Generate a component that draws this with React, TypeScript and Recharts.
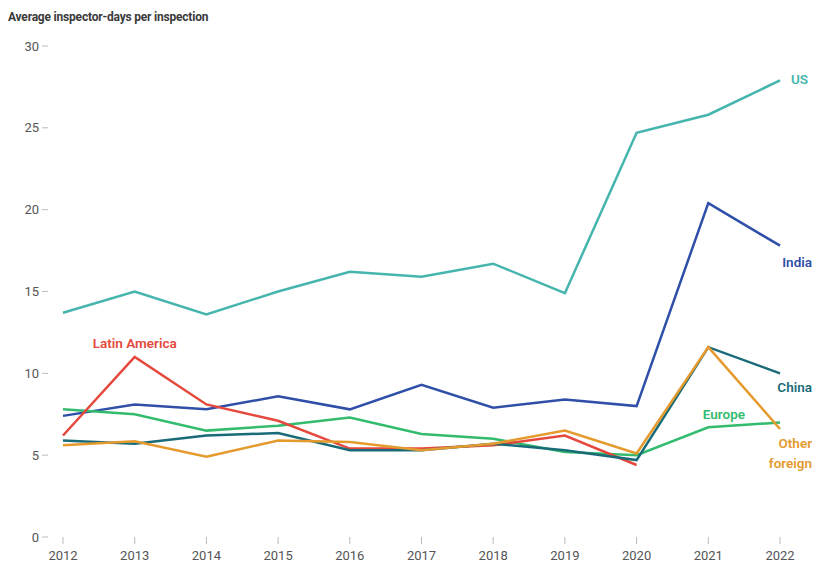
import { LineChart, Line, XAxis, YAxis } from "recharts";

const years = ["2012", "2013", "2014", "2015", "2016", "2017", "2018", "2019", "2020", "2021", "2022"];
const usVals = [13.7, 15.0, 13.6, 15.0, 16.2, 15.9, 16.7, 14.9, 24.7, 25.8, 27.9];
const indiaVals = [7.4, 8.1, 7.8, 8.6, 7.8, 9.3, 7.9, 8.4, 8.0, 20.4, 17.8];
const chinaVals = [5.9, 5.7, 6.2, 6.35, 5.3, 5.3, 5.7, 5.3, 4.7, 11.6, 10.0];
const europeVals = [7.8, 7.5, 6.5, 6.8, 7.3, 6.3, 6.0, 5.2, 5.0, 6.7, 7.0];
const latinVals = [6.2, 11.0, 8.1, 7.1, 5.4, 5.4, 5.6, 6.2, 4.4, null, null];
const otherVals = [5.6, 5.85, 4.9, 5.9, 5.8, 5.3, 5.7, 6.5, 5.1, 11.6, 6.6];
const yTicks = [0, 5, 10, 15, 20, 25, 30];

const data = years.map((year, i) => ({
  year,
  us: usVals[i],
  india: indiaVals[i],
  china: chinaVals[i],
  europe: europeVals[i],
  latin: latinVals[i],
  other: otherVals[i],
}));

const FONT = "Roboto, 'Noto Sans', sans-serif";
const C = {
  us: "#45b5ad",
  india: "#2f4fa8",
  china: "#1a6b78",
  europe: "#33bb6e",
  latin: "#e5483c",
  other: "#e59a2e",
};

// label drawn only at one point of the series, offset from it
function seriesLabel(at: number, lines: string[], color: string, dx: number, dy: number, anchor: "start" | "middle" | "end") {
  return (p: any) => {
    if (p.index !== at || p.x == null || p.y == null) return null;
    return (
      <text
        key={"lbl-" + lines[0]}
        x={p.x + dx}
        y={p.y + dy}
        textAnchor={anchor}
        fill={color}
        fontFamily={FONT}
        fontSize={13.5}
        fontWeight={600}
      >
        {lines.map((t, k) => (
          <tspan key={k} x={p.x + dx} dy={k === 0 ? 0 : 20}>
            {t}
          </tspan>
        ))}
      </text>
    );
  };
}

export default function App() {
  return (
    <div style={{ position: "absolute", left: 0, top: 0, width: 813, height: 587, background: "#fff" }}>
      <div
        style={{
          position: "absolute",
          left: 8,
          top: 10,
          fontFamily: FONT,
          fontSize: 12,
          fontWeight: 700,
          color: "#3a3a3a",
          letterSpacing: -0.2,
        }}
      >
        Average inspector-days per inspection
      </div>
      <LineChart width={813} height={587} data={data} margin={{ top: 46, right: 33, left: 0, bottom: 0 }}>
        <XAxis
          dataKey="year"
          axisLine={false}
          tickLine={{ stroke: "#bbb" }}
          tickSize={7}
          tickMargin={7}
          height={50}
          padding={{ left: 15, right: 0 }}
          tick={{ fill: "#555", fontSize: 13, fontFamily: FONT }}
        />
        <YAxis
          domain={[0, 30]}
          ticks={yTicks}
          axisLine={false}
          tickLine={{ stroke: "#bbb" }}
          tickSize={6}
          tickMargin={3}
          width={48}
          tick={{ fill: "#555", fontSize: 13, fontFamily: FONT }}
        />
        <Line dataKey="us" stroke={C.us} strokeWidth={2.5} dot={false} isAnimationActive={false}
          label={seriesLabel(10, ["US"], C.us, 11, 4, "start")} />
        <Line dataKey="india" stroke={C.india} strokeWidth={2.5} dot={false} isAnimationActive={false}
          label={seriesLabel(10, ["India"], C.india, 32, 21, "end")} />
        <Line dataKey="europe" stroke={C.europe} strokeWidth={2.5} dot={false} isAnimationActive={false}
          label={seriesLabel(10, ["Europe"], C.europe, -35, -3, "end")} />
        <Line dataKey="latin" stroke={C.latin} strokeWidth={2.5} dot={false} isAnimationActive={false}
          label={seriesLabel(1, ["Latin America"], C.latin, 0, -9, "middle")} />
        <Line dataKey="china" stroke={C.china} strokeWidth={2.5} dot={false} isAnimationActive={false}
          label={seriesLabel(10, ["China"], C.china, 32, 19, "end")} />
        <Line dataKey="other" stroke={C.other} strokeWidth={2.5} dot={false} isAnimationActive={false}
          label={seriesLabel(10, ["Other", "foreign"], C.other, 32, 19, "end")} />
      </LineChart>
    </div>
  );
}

Task to carry out: The material above holds pictures; copy everything else in it exactly.

Exercise output:
Generate a component that draws this with React, TypeScript and Recharts.
import { LineChart, Line, XAxis, YAxis } from "recharts";

const years = ["2012", "2013", "2014", "2015", "2016", "2017", "2018", "2019", "2020", "2021", "2022"];
const usVals = [13.7, 15.0, 13.6, 15.0, 16.2, 15.9, 16.7, 14.9, 24.7, 25.8, 27.9];
const indiaVals = [7.4, 8.1, 7.8, 8.6, 7.8, 9.3, 7.9, 8.4, 8.0, 20.4, 17.8];
const chinaVals = [5.9, 5.7, 6.2, 6.35, 5.3, 5.3, 5.7, 5.3, 4.7, 11.6, 10.0];
const europeVals = [7.8, 7.5, 6.5, 6.8, 7.3, 6.3, 6.0, 5.2, 5.0, 6.7, 7.0];
const latinVals = [6.2, 11.0, 8.1, 7.1, 5.4, 5.4, 5.6, 6.2, 4.4, null, null];
const otherVals = [5.6, 5.85, 4.9, 5.9, 5.8, 5.3, 5.7, 6.5, 5.1, 11.6, 6.6];
const yTicks = [0, 5, 10, 15, 20, 25, 30];

const data = years.map((year, i) => ({
  year,
  us: usVals[i],
  india: indiaVals[i],
  china: chinaVals[i],
  europe: europeVals[i],
  latin: latinVals[i],
  other: otherVals[i],
}));

const FONT = "Roboto, 'Noto Sans', sans-serif";
const C = {
  us: "#45b5ad",
  india: "#2f4fa8",
  china: "#1a6b78",
  europe: "#33bb6e",
  latin: "#e5483c",
  other: "#e59a2e",
};

// label drawn only at one point of the series, offset from it
function seriesLabel(at: number, lines: string[], color: string, dx: number, dy: number, anchor: "start" | "middle" | "end") {
  return (p: any) => {
    if (p.index !== at || p.x == null || p.y == null) return null;
    return (
      <text
        key={"lbl-" + lines[0]}
        x={p.x + dx}
        y={p.y + dy}
        textAnchor={anchor}
        fill={color}
        fontFamily={FONT}
        fontSize={13.5}
        fontWeight={600}
      >
        {lines.map((t, k) => (
          <tspan key={k} x={p.x + dx} dy={k === 0 ? 0 : 20}>
            {t}
          </tspan>
        ))}
      </text>
    );
  };
}

export default function App() {
  return (
    <div style={{ position: "absolute", left: 0, top: 0, width: 813, height: 587, background: "#fff" }}>
      <div
        style={{
          position: "absolute",
          left: 8,
          top: 10,
          fontFamily: FONT,
          fontSize: 12,
          fontWeight: 700,
          color: "#3a3a3a",
          letterSpacing: -0.2,
        }}
      >
        Average inspector-days per inspection
      </div>
      <LineChart width={813} height={587} data={data} margin={{ top: 46, right: 33, left: 0, bottom: 0 }}>
        <XAxis
          dataKey="year"
          axisLine={false}
          tickLine={{ stroke: "#bbb" }}
          tickSize={7}
          tickMargin={7}
          height={50}
          padding={{ left: 15, right: 0 }}
          tick={{ fill: "#555", fontSize: 13, fontFamily: FONT }}
        />
        <YAxis
          domain={[0, 30]}
          ticks={yTicks}
          axisLine={false}
          tickLine={{ stroke: "#bbb" }}
          tickSize={6}
          tickMargin={3}
          width={48}
          tick={{ fill: "#555", fontSize: 13, fontFamily: FONT }}
        />
        <Line dataKey="us" stroke={C.us} strokeWidth={2.5} dot={false} isAnimationActive={false}
          label={seriesLabel(10, ["US"], C.us, 11, 4, "start")} />
        <Line dataKey="india" stroke={C.india} strokeWidth={2.5} dot={false} isAnimationActive={false}
          label={seriesLabel(10, ["India"], C.india, 32, 21, "end")} />
        <Line dataKey="europe" stroke={C.europe} strokeWidth={2.5} dot={false} isAnimationActive={false}
          label={seriesLabel(10, ["Europe"], C.europe, -35, -3, "end")} />
        <Line dataKey="latin" stroke={C.latin} strokeWidth={2.5} dot={false} isAnimationActive={false}
          label={seriesLabel(1, ["Latin America"], C.latin, 0, -9, "middle")} />
        <Line dataKey="china" stroke={C.china} strokeWidth={2.5} dot={false} isAnimationActive={false}
          label={seriesLabel(10, ["China"], C.china, 32, 19, "end")} />
        <Line dataKey="other" stroke={C.other} strokeWidth={2.5} dot={false} isAnimationActive={false}
          label={seriesLabel(10, ["Other", "foreign"], C.other, 32, 19, "end")} />
      </LineChart>
    </div>
  );
}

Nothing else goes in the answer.